Does a positive constant $\nu$ exist so that $\varphi(n)>\nu\cdot n$ for all $n$?

Question

Does a positive constant $\nu$ exist so that $\varphi(n)>\nu\cdot n$ for all $n$? Clearly this problem is exactly the same as asking if $\prod\limits_{i=1}^\infty \frac{p_i-1}{p_i}=0$. This is because $\varphi(n)=n\prod\limits_{p|n}\frac{p-1}{p}$. And if $n$ has $k$ prime divisors this is clearly greater than $n\prod_{i=1}^k\frac{p_i-1}{p_i}$.

So the problem breaks down to figuring out to what the sequence $a_n=\prod\limits_{i=1}^n\frac{p_i-1}{p_i}$ converges. (It clearly converges since it is decreasing and bounded). In fact we only need to figure out if it converges to zero or something else.

Answer 1

If $\prod_{k=1}^n\left(1-\frac{1}{p_i}\right)$ converges to a non-zero value, then:

$$\prod_{k=1}^n \frac{1}{1-\frac{1}{p_i}}$$ converges. Then write $$\frac{1}{1-\frac{1}{p_i}}=\sum_{j=0}^\infty \frac{1}{p_i^j}$$

Then $$\prod_{k=1}^n\frac{1}{1-\frac{1}{p_i}} = \sum_{m} \frac{1}{m}$$

where the sum is over the natural numbers $m$ that have no prime factors other than $p_1,\dots,p_n$.

In particular, then, $$\prod_{k=1}^n\frac{1}{1-\frac{1}{p_i}} > \sum_{m=1}^{n} \frac{1}{m}$$

And $\lim_{n\to\infty} \sum_{m=1}^{n}\frac{1}{m}=+\infty$.

Answer 2

Since $\displaystyle \sum_i \dfrac{1}{p_i} = \infty$, $\displaystyle \prod_i \left(1 - \dfrac{1}{p_i}\right) = 0$.

Answer 3

Rosser and Schoenfeld (1962) prove that, for $n \geq 3,$ $$ \frac{n}{\phi(n)} \leq e^\gamma \log \log n + \frac{2.50637}{\log \log n}, $$ where the constant $2.50637$ is the value that gives equality at the primorial $$ 223092870 $$ and nowhere else.

Meanwhile, Nicolas (1983) that the condition that $$ \frac{N}{\phi(N)} > e^\gamma \log \log N $$ for all primorials $N$ is equivalent to the Riemann Hypothesis.

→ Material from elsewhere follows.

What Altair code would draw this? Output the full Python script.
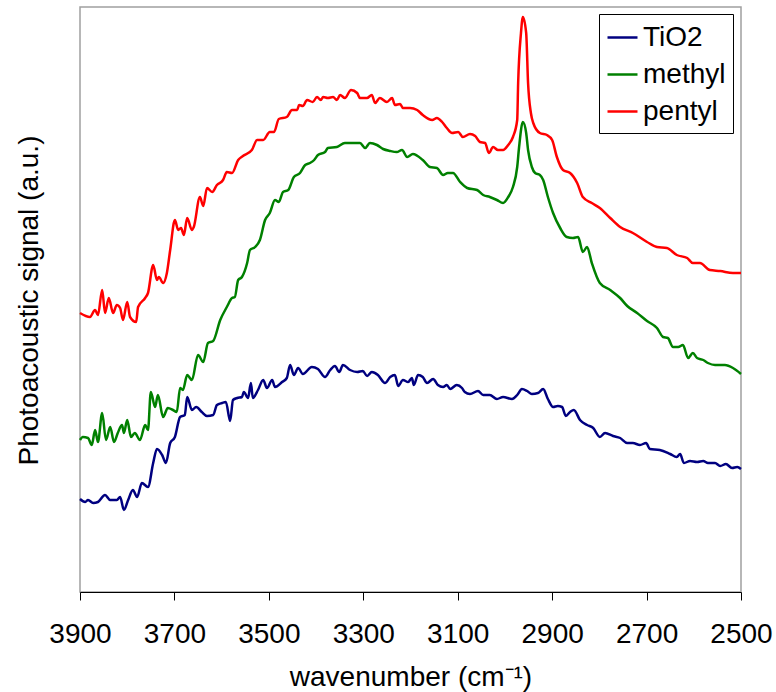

Here we go, Hardy and Wright, theorem 328, page 267 in my edition, result of Landau that $$ \liminf \frac{\phi(n) \log \log n}{n} = e^{-\gamma} $$ That is, there is a sequence of numbers with $$ \phi(n) \approx n \left( \frac{e^{-\gamma} }{ \log \log n} \right) $$ and no such constant $\nu$ exists.